In trying to unlock a secret left to him by his beloved father, he encounters toy seller Georges Méliès, a cinematic pioneer who transformed movies from mere stunts to vehicles for storytelling.

But Méliès is orphaned in his own way: The magician-turned-filmmaker's legacy does a disappearing act with the cinematic industry he helped found.

"The Artist" is also about a cinematic pioneer eclipsed by an evolving medium. This time it's an actor, George Valentin, whose heart breaks when his career craters after the silent-film era gives way to talkies.

His attempt at redemption, told as a melodrama echoing silent films, is aided by Peppy Miller, an actress he discovers in Hollywood fairy-tale fashion. Peppy is hailed as the new star for the new talkie era, but doesn't forget the silently suffering George, the man and the artist, along the way.

To be sure, "Hugo" and "The Artist" are movies about movies. But they're also about filmgoers. Poignant scenes in each picture depict audiences and the shared experience that makes movies so moving.

Hugo, sneaking into the silent film classic "Safety Last!" tells his friend Isabelle that movies were where he and his dad escaped. Uproarious, packed theaters for Peppy Miller's movies contrast with sad, sparse crowds that bear silent witness to Valentin's inability to innovate with the changing media and times.

It's not just Méliès and Valentin who have a tough time transitioning, or who idealize the past, artistic and otherwise. One reason "The Artist" is so compelling is that its silence seems golden in our leaden, cacophonous culture.

And while "Hugo's" more modern 3-D images are like a pop-up book come to life, its power owes as much to the universal story of childhood wonder that taps a vein of nostalgia.

Nostalgia is also the theme of another nominee, "Midnight in Paris." Director Woody Allen's alter ego, Gil, is in Paris working on his novel about a man who owns a nostalgia shop.

He time-travels to his idealized artistic era, the 1920s of "Lost Generation" writers like Ernest Hemingway and F. Scott Fitzgerald.

While transported to the past he falls for Adriana, who's more impressed with the post-impressionist artists of a previous period. But once she encounters legends like Henri de Toulouse-Lautrec, Adriana realizes that they, too, lionize yet a different golden age, the Renaissance.

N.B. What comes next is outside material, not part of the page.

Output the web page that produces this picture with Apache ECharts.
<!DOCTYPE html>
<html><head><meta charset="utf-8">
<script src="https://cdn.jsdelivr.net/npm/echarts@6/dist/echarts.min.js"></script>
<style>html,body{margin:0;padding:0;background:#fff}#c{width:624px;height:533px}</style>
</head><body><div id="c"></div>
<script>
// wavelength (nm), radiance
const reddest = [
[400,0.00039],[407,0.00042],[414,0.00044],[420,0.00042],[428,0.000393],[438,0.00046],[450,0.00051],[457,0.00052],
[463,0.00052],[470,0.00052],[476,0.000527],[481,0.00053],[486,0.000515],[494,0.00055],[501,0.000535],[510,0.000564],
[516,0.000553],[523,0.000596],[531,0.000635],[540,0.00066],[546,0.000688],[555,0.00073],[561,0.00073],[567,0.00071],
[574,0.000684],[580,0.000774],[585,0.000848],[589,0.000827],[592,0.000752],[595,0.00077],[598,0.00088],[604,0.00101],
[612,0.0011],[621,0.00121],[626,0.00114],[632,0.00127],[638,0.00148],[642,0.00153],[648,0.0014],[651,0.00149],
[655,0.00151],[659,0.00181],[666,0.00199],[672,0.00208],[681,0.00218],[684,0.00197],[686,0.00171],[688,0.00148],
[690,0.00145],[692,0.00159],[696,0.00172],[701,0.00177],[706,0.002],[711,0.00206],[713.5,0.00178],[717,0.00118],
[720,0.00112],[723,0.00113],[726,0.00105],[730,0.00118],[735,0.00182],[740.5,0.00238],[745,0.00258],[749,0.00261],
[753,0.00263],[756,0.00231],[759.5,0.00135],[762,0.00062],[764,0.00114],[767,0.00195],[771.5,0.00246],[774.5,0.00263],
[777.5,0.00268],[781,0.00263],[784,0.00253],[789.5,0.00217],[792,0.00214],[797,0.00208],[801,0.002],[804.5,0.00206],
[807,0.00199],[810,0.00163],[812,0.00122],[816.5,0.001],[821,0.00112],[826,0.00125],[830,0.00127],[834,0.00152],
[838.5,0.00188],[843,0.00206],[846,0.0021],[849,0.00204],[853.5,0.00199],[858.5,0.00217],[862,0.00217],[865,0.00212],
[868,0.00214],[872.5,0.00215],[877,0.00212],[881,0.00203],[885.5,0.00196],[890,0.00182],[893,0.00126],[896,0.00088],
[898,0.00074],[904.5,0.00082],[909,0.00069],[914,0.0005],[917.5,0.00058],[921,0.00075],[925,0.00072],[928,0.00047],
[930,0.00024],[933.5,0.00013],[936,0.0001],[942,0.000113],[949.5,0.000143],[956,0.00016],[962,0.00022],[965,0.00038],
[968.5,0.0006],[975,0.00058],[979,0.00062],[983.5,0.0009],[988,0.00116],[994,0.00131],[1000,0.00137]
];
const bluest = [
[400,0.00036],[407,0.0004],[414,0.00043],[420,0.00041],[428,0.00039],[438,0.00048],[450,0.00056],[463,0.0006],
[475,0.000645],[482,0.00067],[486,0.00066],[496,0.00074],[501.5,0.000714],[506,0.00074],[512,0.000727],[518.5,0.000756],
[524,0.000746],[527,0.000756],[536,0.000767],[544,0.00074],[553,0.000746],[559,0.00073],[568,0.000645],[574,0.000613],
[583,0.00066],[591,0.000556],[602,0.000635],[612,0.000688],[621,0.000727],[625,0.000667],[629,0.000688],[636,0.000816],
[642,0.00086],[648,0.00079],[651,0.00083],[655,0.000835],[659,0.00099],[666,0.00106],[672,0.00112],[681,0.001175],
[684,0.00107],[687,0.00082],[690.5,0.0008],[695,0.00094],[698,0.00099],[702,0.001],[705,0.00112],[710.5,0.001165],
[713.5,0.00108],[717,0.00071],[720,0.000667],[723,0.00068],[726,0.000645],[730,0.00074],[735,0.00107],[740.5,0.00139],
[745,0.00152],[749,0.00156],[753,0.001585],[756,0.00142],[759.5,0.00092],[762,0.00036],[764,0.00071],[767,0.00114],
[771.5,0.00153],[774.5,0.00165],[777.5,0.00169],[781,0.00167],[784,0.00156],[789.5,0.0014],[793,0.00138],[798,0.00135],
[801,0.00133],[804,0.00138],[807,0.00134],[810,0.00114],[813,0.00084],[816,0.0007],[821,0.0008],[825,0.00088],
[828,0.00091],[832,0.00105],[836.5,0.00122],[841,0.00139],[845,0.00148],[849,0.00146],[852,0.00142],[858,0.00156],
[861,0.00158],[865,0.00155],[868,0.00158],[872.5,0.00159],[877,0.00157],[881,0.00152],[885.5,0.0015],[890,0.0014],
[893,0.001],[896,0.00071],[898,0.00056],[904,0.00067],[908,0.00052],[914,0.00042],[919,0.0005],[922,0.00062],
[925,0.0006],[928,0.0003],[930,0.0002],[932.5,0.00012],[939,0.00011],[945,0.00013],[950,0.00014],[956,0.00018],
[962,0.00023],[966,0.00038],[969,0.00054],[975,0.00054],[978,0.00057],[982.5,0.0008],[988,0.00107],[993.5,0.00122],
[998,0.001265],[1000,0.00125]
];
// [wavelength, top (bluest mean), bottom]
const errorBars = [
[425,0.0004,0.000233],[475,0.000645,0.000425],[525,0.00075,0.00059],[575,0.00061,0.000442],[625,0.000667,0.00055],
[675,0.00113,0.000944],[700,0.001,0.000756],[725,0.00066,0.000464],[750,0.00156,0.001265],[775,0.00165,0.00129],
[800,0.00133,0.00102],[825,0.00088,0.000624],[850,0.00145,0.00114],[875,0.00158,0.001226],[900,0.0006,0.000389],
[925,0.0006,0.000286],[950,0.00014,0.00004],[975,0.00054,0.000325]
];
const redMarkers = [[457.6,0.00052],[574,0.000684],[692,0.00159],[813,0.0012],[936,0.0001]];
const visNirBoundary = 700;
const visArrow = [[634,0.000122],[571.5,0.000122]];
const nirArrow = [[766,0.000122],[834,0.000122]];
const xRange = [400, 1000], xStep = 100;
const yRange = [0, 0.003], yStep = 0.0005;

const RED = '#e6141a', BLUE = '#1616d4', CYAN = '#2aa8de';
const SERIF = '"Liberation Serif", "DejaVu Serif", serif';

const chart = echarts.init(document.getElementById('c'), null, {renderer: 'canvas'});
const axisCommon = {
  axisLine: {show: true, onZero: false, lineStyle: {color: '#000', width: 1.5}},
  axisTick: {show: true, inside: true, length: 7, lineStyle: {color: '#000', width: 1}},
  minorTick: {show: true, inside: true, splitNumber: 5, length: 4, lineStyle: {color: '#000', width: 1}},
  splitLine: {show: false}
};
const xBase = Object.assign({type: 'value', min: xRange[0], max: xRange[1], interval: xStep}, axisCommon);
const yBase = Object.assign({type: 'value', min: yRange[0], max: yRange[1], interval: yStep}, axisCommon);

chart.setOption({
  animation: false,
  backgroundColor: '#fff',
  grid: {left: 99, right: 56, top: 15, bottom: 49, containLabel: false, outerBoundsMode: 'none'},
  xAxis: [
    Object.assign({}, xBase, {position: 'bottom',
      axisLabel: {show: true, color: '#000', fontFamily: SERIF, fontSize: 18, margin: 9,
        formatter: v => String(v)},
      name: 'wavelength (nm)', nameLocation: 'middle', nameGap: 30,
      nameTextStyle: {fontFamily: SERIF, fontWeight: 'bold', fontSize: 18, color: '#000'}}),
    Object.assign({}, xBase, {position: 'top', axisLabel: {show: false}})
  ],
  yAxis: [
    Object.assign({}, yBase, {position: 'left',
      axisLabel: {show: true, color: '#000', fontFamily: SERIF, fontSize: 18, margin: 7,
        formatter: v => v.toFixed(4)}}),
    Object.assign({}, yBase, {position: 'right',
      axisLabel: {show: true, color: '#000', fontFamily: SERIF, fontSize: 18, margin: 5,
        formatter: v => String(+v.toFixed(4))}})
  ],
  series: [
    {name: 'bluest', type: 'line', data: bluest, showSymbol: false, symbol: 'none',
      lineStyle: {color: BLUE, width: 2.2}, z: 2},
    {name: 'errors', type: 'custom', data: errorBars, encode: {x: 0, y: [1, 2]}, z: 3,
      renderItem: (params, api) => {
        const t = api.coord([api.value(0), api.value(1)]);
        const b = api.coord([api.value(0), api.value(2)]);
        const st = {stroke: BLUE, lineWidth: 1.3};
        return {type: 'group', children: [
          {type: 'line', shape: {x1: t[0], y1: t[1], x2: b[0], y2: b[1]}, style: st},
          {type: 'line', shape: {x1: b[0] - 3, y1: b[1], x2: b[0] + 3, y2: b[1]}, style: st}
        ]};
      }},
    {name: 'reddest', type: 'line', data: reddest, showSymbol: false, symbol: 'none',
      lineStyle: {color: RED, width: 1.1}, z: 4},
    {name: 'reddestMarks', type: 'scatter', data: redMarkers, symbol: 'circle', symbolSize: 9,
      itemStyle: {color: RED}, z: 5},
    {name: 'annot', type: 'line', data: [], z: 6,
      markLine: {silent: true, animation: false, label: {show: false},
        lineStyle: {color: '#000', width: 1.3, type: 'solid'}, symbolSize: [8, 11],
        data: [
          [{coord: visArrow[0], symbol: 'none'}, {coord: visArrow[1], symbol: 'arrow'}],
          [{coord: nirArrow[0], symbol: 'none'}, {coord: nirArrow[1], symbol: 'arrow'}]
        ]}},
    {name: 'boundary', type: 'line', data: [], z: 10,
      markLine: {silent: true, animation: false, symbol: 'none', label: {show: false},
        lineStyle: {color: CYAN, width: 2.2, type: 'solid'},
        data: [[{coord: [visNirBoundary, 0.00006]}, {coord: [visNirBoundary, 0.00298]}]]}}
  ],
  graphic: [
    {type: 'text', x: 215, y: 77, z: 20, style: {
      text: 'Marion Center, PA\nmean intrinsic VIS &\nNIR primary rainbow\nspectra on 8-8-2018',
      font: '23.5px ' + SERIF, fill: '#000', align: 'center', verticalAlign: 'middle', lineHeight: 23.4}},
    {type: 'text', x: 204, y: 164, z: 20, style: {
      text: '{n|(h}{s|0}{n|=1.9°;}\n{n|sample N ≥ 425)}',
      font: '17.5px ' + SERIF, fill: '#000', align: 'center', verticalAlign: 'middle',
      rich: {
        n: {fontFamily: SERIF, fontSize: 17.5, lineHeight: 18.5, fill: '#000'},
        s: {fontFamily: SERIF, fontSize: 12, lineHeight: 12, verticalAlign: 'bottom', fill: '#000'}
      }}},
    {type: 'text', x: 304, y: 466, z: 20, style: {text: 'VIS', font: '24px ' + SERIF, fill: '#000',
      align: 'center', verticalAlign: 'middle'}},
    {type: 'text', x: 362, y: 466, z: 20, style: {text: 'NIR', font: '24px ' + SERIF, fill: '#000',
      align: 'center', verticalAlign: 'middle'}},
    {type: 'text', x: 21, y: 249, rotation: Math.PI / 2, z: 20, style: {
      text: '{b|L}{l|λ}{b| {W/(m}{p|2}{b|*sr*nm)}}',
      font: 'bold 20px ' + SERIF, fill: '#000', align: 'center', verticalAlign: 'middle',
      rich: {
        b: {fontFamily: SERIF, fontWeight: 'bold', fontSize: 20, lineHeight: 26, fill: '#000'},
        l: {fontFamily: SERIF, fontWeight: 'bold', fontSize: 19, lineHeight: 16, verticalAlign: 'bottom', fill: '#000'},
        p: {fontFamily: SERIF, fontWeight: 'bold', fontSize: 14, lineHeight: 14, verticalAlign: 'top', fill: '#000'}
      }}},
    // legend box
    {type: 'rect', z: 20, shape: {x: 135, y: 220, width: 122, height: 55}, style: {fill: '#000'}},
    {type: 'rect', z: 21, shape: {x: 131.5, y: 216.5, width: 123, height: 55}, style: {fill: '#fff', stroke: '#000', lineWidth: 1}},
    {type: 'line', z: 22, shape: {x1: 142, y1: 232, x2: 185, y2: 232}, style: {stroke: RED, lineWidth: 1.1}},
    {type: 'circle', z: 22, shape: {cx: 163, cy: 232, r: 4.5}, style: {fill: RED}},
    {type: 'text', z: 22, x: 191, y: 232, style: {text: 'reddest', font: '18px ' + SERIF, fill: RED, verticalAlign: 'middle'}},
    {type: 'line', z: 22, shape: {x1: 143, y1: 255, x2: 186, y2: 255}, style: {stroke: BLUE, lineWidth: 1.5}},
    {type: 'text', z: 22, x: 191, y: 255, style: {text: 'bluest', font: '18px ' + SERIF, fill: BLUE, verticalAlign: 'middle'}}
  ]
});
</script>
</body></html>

This yearning for earlier eras is perfectly human. But it misses the fact that in terms of cinema, and nearly every other cultural expression, we're living in an artistic renaissance here and now.

Some have watched these three films in state-of-the-art, stadium-seating theaters with 3-D glasses and Dolby digital sound. Others will wait until these movies magically arrive in the mail, or on demand. Still others will download them on laptops or handheld devices like iPhones.

Sure, there's plenty of shock and schlock on the screen today. But there's plenty of everything -- including brilliant films that will still look novel to later generations. And given the globalization of cinema, Hollywood and Bollywood are just two cinematic centers.

After Adriana time travels to her idealized era, Gil urges her to reconsider her artistic nostalgia.

"Adriana, if you stay here, though, if this becomes your present, then pretty soon you'll start imagining another time was really your ... you know, was really the golden time. Yeah, that's what the present is. It's a little unsatisfying because life's a little unsatisfying."

True enough. But with today's technological and cultural transformations, these are the good old days.


John Rash is a Star Tribune editorial writer and columnist.